Guest Opinion: Celebrating the people who helped shape our country


July 4, 2014 


I feel I have the best of both worlds. First and foremost, I am a proud American who never takes for granted the opportunities that have been presented to me because of our great nation. But I am also proud of my Basque heritage.

I am the grandson of Basque immigrants who left everything they knew behind to make our great state their home. When they got here, they worked hard to make a name for themselves.

In 1915, my grandfather left his family and life in Spain to come to America. He was only 20 years old when he made his way out West. He started working in the lumber mills and then the sheep industry, owning and operating his own sheep company. My grandfather is best known for being the owner of the Valencia Basque Boarding House in downtown Boise, a home to many immigrants who made their way to Idaho to find work and a better life.

The Basque community is one of many diverse groups in Idaho. According to the American Immigration Council, one in eight Idahoans identify themselves as being of Latin (181,740) or Asian decent (20,913).

And although it may sound hard to believe, the American Census Community Survey says there are 107 different languages spoken across Idaho.

That is why last month I was happy to celebrate the first Immigrant Heritage Month. It was an effort to share the stories of our families who risked it all to immigrate to America, a land that promised, and continues to promise, opportunity and freedom to all. I look forward to many more.
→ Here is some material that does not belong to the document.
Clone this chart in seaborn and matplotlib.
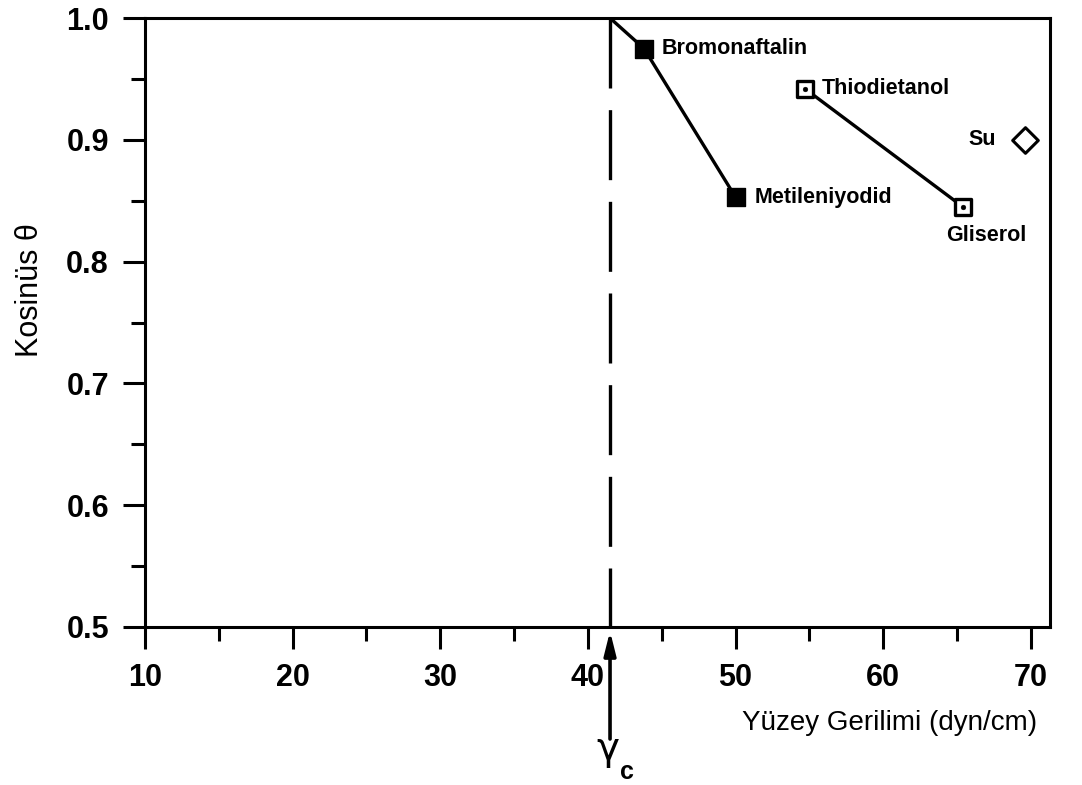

I play cards with members of Boise's Basque Center and while we are of the same descent, each person at the table has a unique story to tell, and each story is important.

I encourage all Idahoans to share their stories of how they became an American, stories of their unique heritage or stories of their families' deep history in our great state and nation.

Whether you realize it or not, you shaped who we are, and we are thankful for your contributions.

Ben Ysursa is Idaho secretary of state.